-- START OF COLLECTED DATA --
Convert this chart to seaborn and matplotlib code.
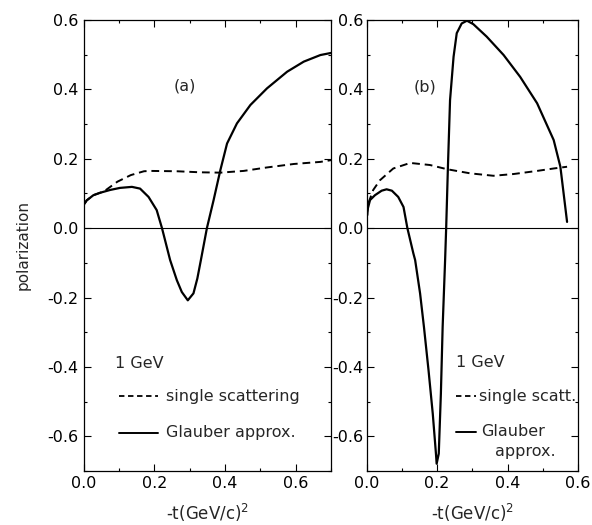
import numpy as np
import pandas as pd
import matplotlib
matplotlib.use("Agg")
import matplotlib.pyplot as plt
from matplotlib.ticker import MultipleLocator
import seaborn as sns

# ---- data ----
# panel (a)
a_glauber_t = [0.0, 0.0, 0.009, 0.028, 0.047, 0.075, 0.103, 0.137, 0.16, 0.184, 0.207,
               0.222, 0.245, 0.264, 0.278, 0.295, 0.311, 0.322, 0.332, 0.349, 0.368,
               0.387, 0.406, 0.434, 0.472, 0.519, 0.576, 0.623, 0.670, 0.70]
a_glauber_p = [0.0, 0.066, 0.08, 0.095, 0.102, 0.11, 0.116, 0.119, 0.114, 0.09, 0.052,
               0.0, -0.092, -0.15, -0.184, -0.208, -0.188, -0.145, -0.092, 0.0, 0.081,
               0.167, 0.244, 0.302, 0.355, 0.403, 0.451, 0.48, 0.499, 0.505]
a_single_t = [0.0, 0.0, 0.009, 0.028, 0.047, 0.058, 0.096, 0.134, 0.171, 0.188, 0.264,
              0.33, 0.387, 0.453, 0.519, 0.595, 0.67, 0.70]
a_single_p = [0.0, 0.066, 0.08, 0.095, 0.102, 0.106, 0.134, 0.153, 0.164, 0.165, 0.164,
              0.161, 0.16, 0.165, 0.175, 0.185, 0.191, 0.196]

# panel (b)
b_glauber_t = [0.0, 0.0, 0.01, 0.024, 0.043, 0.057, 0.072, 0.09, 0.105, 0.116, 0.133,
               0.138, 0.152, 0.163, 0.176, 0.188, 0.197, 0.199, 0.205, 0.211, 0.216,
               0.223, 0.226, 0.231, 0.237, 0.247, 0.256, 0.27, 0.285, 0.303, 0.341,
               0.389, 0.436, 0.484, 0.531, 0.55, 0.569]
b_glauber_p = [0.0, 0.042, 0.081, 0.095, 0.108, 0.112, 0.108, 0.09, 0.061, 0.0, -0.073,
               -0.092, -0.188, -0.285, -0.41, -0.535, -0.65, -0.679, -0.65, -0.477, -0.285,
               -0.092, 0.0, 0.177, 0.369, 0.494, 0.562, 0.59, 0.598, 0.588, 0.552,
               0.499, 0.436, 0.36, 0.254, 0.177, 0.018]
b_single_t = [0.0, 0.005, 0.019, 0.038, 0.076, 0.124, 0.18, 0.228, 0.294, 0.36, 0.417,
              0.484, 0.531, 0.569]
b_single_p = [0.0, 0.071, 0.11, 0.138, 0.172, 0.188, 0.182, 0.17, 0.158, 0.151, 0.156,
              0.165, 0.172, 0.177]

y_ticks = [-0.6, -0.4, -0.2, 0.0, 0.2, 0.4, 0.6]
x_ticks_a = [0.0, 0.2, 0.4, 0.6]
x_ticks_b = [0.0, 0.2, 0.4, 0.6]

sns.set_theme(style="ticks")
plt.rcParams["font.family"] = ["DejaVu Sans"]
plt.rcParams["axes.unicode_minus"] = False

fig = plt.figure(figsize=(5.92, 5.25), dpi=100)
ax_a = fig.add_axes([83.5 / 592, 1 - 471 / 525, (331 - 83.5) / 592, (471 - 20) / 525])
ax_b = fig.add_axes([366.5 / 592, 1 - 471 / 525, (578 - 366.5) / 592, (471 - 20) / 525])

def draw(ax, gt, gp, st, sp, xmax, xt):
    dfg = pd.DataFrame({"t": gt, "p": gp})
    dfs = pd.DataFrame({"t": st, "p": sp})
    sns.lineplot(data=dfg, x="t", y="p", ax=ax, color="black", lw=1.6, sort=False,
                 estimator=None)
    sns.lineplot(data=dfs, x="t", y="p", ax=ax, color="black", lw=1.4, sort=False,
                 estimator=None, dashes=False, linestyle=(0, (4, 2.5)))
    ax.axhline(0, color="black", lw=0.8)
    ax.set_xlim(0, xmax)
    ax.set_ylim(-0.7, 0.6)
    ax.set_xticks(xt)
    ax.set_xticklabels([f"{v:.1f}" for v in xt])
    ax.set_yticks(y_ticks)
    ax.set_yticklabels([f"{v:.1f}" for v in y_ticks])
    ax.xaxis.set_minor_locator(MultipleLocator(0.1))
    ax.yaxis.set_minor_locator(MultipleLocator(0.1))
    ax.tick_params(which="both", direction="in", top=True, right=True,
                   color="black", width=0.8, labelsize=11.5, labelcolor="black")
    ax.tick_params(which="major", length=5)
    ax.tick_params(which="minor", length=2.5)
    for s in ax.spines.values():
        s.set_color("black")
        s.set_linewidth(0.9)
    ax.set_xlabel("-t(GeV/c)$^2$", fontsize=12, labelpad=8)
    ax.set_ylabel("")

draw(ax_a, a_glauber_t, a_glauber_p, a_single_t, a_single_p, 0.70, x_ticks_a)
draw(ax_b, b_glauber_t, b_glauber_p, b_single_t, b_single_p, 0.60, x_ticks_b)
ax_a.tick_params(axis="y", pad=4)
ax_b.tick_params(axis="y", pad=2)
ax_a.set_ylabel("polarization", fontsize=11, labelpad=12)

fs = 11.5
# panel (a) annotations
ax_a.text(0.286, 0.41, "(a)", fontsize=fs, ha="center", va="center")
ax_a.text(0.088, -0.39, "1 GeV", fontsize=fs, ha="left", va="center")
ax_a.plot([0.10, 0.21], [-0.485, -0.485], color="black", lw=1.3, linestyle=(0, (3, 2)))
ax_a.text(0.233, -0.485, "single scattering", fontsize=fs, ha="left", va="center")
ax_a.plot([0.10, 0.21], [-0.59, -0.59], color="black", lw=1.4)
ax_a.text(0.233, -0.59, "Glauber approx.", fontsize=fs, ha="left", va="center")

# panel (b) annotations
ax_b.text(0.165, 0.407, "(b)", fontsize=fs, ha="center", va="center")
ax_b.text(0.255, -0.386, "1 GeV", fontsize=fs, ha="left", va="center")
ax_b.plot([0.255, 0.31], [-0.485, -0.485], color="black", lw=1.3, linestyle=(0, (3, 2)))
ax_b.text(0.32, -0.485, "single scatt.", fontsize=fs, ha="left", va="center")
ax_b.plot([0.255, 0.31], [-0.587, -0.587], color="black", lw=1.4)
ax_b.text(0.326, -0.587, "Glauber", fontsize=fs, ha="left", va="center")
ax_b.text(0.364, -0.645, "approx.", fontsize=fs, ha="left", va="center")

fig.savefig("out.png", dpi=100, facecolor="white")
-- END OF COLLECTED DATA --
TASK TO CARRY OUT
From the top of the listing above, repeat each line exactly until you reach the line containing "import seaborn as sns", and repeat that one too. Leave the pictures out.

FULL RESPONSE
Convert this chart to seaborn and matplotlib code.
import numpy as np
import pandas as pd
import matplotlib
matplotlib.use("Agg")
import matplotlib.pyplot as plt
from matplotlib.ticker import MultipleLocator
import seaborn as sns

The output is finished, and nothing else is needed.